Shakeel Butt writes:
One way to measure the efficiency of memory reclaim is to look at the
ratio (pgscan+pfrefill)/pgsteal. However at the moment these stats are
not updated consistently at the system level and the ratio of these are
not very meaningful. The pgsteal and pgscan are updated for only global
reclaim while pgrefill gets updated for global as well as cgroup
reclaim.

Please note that this difference is only for system level vmstats. The
cgroup stats returned by memory.stat are actually consistent. The
cgroup's pgsteal contains number of reclaimed pages for global as well
as cgroup reclaim. So, one way to get the system level stats is to get
these stats from root's memory.stat, so, expose memory.stat for the root
cgroup.

from Johannes Weiner:
There are subtle differences between /proc/vmstat and
memory.stat, and cgroup-aware code that wants to watch the full
hierarchy currently has to know about these intricacies and
translate semantics back and forth.

Generally having the fully recursive memory.stat at the root
level could help a broader range of usecases.
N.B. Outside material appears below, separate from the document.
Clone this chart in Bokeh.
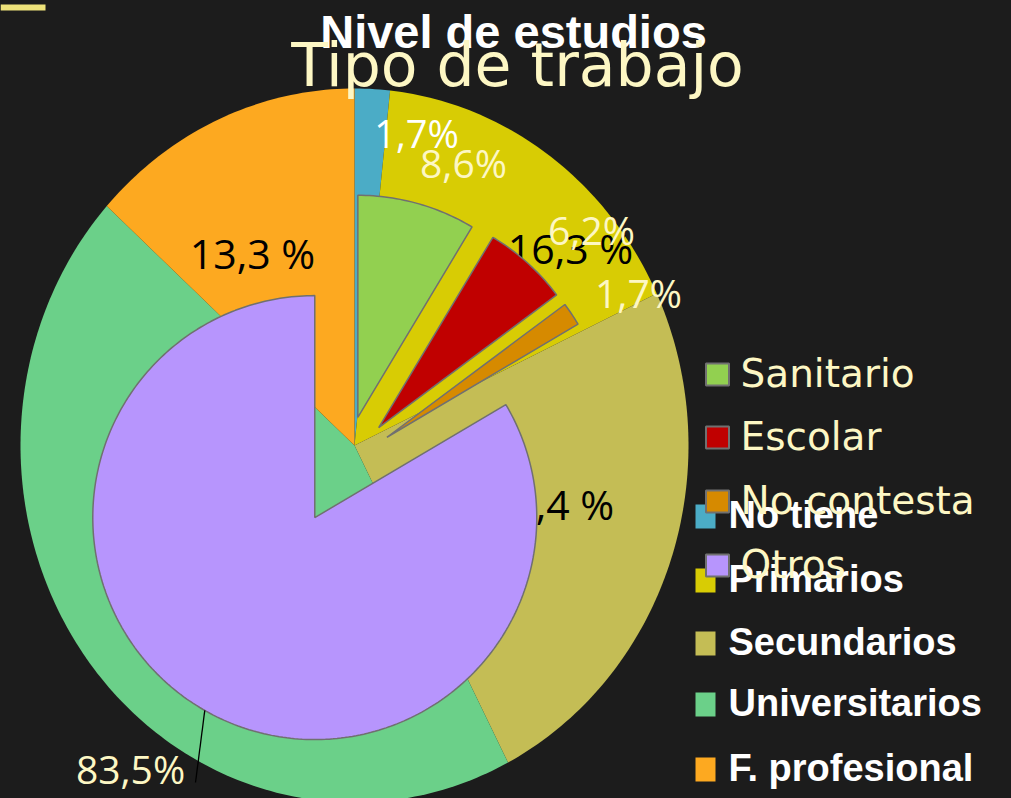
import numpy as np
from bokeh.plotting import figure
from bokeh.models import Range1d, ColumnDataSource
from bokeh.embed import file_html
from bokeh.resources import INLINE
from bokeh.core.properties import value

# ---------------- data ----------------
nivel_title = "Nivel de estudios"
nivel_cats = ["No tiene", "Primarios", "Secundarios", "Universitarios", "F. profesional"]
nivel_vals = [1.7, 16.3, 24.4, 44.3, 13.3]
nivel_labels = ["1,7%", "16,3 %", "24,4 %", "44,3 %", "13,3 %"]

tipo_title = "Tipo de trabajo"
tipo_cats = ["Sanitario", "Escolar", "No contesta", "Otros"]
tipo_vals = [8.6, 6.2, 1.7, 83.5]
tipo_labels = ["8,6%", "6,2%", "1,7%", "83,5%"]

# ---------------- styles / layout ----------------
BG = "#1c1c1c"
CREAM = "#fdf7c4"
nivel_colors = ["#4BACC6", "#D8CC04", "#C4BD55", "#6BD089", "#FDA920"]
tipo_colors = ["#92D050", "#C00000", "#D68A00", "#B795FD"]

big_center = (354, 445)
big_rx, big_ry = 334, 357
small_center = (344, 465)
small_r = 222
small_explode = [50, 51, 51, 60]

# baselines as seen in the picture
nivel_label_pos = [(416, 147), (570, 263), (551, 519), (200, 580), (252, 268)]
nivel_label_col = ["#ffffff", "#000000", "#000000", "#000000", "#000000"]
tipo_label_pos = [(463, 176), (591, 243), (638, 306), (130, 782)]
SHIFT = 0.37  # baseline correction, fraction of font size


def by_(y, size):
    return y - SHIFT * size


W, H = 1011, 798
p = figure(width=W, height=H, output_backend="svg", toolbar_location=None,
           x_range=Range1d(0, W), y_range=Range1d(H, 0),
           min_border=0, outline_line_color=None,
           background_fill_color=BG, border_fill_color=BG)
p.xaxis.visible = False
p.yaxis.visible = False
p.xgrid.visible = False
p.ygrid.visible = False


def wedge_shapes(vals, cx, cy, rx, ry, explode=None):
    total = float(sum(vals))
    ends = np.cumsum(vals) / total * 2 * np.pi
    starts = np.concatenate([[0.0], ends[:-1]])
    xs, ys, mids = [], [], []
    for i, (a0, a1) in enumerate(zip(starts, ends)):
        mid = (a0 + a1) / 2
        mids.append(mid)
        d = explode[i] if explode else 0.0
        ox = cx + d * np.sin(mid)
        oy = cy - d * np.cos(mid)
        n = max(4, int(360 * (a1 - a0) / (2 * np.pi)) + 2)
        t = np.linspace(a0, a1, n)
        xs.append([ox] + list(ox + rx * np.sin(t)))
        ys.append([oy] + list(oy - ry * np.cos(t)))
    return xs, ys, mids


# decorative bar at top-left corner
p.quad(left=[0], right=[45], top=[4], bottom=[10], fill_color="#ede27a", line_color=None)

# ---------- Nivel de estudios (back chart) ----------
bx, by, _ = wedge_shapes(nivel_vals, big_center[0], big_center[1], big_rx, big_ry)
p.patches(xs="xs", ys="ys", fill_color="color", line_color=None,
          source=ColumnDataSource(dict(xs=bx, ys=by, color=nivel_colors)))

nsz = [38, 41, 41, 41, 41]
p.text(x=[q[0] for q in nivel_label_pos],
       y=[by_(q[1], s) for q, s in zip(nivel_label_pos, nsz)],
       text=nivel_labels, text_color=nivel_label_col, text_font=value("Open Sans"),
       text_font_size=["%dpx" % s for s in nsz], text_align="center",
       text_baseline="alphabetic")

p.text(x=[513], y=[by_(48, 47)], text=[nivel_title], text_color="#ffffff",
       text_font=value("Liberation Sans"), text_font_style="bold", text_font_size="47px",
       text_align="center", text_baseline="alphabetic")

leg2_y = [516, 580, 643, 704, 769]
p.rect(x=[705] * len(nivel_cats), y=leg2_y, width=20, height=24,
       fill_color=nivel_colors, line_color=None)
p.text(x=[728] * len(nivel_cats), y=[by_(v + 13, 38) for v in leg2_y], text=nivel_cats,
       text_color="#ffffff", text_font=value("Liberation Sans"), text_font_style="bold",
       text_font_size="38px", text_align="left", text_baseline="alphabetic")

# ---------- Tipo de trabajo (front chart) ----------
sx, sy, smid = wedge_shapes(tipo_vals, small_center[0], small_center[1], small_r, small_r,
                            explode=small_explode)
p.patches(xs="xs", ys="ys", fill_color="color", line_color="#707070", line_width=1.5,
          source=ColumnDataSource(dict(xs=sx, ys=sy, color=tipo_colors)))

# leader line for the "Otros" label
om = smid[3]
ocx = small_center[0] + small_explode[3] * np.sin(om)
ocy = small_center[1] - small_explode[3] * np.cos(om)
p.line(x=[ocx + small_r * np.sin(om), tipo_label_pos[3][0] + 65],
       y=[ocy - small_r * np.cos(om), tipo_label_pos[3][1]],
       line_color="#000000", line_width=1.3)

p.text(x=[q[0] for q in tipo_label_pos], y=[by_(q[1], 39) for q in tipo_label_pos],
       text=tipo_labels, text_color=CREAM, text_font=value("Open Sans"),
       text_font_size="39px", text_align="center", text_baseline="alphabetic")

p.text(x=[517], y=[by_(87, 60)], text=[tipo_title], text_color=CREAM,
       text_font=value("DejaVu Sans"), text_font_size="60px",
       text_align="center", text_baseline="alphabetic")

leg1_y = [374, 437, 501, 565]
p.rect(x=[717] * len(tipo_cats), y=leg1_y, width=23, height=22,
       fill_color=tipo_colors, line_color="#707070", line_width=2)
p.text(x=[740] * len(tipo_cats), y=[by_(v + 13, 39) for v in leg1_y], text=tipo_cats,
       text_color=CREAM, text_font=value("DejaVu Sans"), text_font_size="39px",
       text_align="left", text_baseline="alphabetic")

html = file_html(p, INLINE)
html = html.replace("<head>", "<head><style>body{background:%s;}</style>" % BG, 1)
open("out.html", "w").write(html)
Signed-off-by: Shakeel Butt <shakeelb@xxxxxxxxxx>
Suggested-by: Johannes Weiner <hannes@xxxxxxxxxxx>

The patch looks great, thanks. To that extent you can add my ack:

Acked-by: Chris Down <chris@xxxxxxxxxxxxxx>

One concern about the API now exposed, though: to a new cgroup v2 user this looks fairly dodgy as a sole stat file (except for cgroup.stat) at the root. If I used cgroup v2 for the first time and only saw memory.stat and cgroup.stat there, but for some reason io.stat and cpu.stat are not available at the root but are available everywhere else, I think my first thought would be that the cgroup v2 developers must have been on some strong stuff when they came up with this ;-)

Even if they're only really duplicating information available elsewhere right now, have you considered exposing the rest of the stat files as well so that the API maintains a bit more consistency? As a bonus, that also means userspace applications can parse in the same way from the root down.